The New York Department of Financial Services (DFS) has issued new updates to a series of regulations governing both Home Equity Conversion Mortgages (HECMs) and proprietary reverse mortgage products originated within the state, considering a series of industry comments submitted to the regulatory body by the National Reverse Mortgage Lenders Association (NRMLA). This is according to an email alert issued to members of the reverse mortgage trade association.
Among the series of regulatory changes being published in the New York state Register at the end of July, borrower and termination events are being defined in “a more consistent manner” with current regulations that govern the HECM program, according to the alert. The new regulations also remove the requirement of a letter of credit for lenders making proprietary reverse mortgage loans which have been fully funded at closing; and changes the counseling affidavit to a “counseling acknowledgment” while allowing a HUD Counseling Certificate to be allowed in place of the acknowledgment.

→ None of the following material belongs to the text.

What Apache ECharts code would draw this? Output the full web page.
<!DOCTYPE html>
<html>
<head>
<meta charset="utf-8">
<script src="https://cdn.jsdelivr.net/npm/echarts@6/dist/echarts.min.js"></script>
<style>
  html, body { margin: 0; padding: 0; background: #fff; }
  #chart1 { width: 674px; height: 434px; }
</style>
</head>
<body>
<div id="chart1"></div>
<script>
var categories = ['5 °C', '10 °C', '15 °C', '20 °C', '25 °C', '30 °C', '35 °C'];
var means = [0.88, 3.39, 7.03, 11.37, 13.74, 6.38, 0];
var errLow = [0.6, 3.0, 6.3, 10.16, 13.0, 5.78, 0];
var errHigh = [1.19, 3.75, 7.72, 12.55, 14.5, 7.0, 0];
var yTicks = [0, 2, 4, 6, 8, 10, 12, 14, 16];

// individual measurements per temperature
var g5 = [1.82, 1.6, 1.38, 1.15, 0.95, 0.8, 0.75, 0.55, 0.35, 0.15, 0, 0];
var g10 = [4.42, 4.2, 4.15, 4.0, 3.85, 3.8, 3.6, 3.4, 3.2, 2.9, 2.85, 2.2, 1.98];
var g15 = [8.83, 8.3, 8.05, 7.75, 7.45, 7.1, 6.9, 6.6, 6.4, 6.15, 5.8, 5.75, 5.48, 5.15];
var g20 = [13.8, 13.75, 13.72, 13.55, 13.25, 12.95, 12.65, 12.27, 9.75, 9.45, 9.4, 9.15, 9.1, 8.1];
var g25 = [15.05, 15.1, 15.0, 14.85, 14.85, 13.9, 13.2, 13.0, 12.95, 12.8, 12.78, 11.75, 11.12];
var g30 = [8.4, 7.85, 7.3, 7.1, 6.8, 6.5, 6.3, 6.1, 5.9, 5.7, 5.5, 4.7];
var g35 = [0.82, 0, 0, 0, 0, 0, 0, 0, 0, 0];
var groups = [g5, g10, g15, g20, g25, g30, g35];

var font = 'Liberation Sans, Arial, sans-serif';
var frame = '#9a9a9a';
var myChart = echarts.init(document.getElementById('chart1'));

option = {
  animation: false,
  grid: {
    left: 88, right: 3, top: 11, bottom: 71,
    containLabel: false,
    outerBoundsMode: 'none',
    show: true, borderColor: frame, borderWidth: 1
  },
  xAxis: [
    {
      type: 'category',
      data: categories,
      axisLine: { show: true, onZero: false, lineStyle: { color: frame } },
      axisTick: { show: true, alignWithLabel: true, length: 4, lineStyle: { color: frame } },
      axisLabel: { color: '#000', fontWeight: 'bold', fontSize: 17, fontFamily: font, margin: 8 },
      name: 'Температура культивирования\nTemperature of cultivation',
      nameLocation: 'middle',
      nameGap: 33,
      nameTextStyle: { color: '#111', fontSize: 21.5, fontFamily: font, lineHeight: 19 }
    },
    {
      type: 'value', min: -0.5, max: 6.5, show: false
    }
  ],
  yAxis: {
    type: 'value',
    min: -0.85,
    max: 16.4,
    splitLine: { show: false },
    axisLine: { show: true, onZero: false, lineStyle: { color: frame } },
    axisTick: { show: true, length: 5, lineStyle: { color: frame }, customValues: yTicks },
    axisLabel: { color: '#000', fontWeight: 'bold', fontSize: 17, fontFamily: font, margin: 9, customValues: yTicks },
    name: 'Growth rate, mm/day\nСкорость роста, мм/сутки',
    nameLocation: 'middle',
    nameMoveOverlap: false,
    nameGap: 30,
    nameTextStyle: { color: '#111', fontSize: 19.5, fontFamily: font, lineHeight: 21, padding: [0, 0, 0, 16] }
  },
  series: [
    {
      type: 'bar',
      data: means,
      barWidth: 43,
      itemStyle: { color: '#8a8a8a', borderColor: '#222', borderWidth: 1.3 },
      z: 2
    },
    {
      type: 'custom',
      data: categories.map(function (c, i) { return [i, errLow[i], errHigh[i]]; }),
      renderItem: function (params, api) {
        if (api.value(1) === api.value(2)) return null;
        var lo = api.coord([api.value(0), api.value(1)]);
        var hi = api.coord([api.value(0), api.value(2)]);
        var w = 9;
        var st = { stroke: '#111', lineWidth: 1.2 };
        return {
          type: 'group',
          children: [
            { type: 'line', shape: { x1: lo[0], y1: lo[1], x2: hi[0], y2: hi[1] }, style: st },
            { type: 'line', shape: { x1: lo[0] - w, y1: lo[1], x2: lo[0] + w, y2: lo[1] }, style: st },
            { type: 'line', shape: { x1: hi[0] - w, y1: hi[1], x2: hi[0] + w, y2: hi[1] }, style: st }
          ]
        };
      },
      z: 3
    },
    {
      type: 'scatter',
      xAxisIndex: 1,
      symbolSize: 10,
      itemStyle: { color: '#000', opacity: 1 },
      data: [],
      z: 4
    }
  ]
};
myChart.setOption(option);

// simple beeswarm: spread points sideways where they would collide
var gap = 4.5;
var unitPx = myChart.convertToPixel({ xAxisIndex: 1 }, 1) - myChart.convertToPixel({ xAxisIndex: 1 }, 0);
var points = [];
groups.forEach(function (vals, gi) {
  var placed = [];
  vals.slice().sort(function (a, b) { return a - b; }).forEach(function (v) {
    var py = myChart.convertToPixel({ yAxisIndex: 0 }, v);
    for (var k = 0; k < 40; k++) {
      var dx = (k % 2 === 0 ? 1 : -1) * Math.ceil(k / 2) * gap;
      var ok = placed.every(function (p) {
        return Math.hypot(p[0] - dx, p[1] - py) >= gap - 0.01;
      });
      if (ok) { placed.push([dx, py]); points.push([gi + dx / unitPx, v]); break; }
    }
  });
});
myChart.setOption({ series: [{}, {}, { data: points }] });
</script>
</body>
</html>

The new regulations also change specific terminology defining housing repairs for properties and how the presence of such repairs might affect the determined value of a property; while also providing that eligible non-borrowing spouses (NBS) have the right to remain in a property for the rest of their lives following the death of the borrower.
The mortgagee may also advance necessary funds to cover the costs associated with taxes and insurance on the properties if the funds are already overdue; the loan has already been declared due and payable; or a set aside has been established in conjunction with certain disbursement fees.

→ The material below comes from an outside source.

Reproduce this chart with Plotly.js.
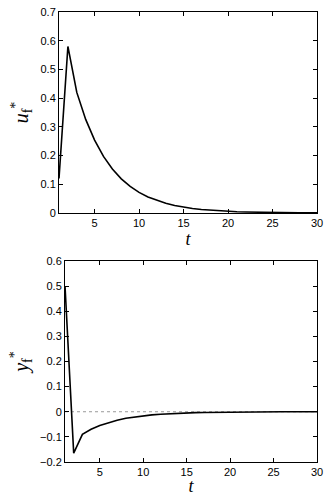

NRMLA expressed appreciation for the fact that its recommendations were considered in coordination with the adoption of the new regulations.
“While we are still waiting on the final publication of the final regulations, we are very pleased the Department took our submitted comments to heart and acted quickly to resolve many of the issues our members were facing under the prior set of enacting regulations,” said Steve Irwin, president of NRMLA in a statement to RMD.
2020 has been an eventful year for reverse mortgage regulations in the state of New York. Last week, a new bill requiring New York lenders to notify the state’s DFS and mortgagors of an impending foreclosure action passed both houses of the state’s legislature, and is awaiting the signature of Governor Andrew Cuomo to become law.
Earlier this year, the state implemented a series of sweeping new regulations for reverse mortgages which took aim at what it calls “deceptive practices,” requiring reverse mortgage lenders to provide supplemental consumer protection materials while imposing additional restrictions on lenders related to their payment of insurance premiums and property taxes.
The passage of that bill and lingering compliance questions led briefly to a pause in New York-area reverse mortgage business, as lenders grew concerned over how best to understand the impact that the new regulations would have on the business. Originations in New York largely resumed by the following month.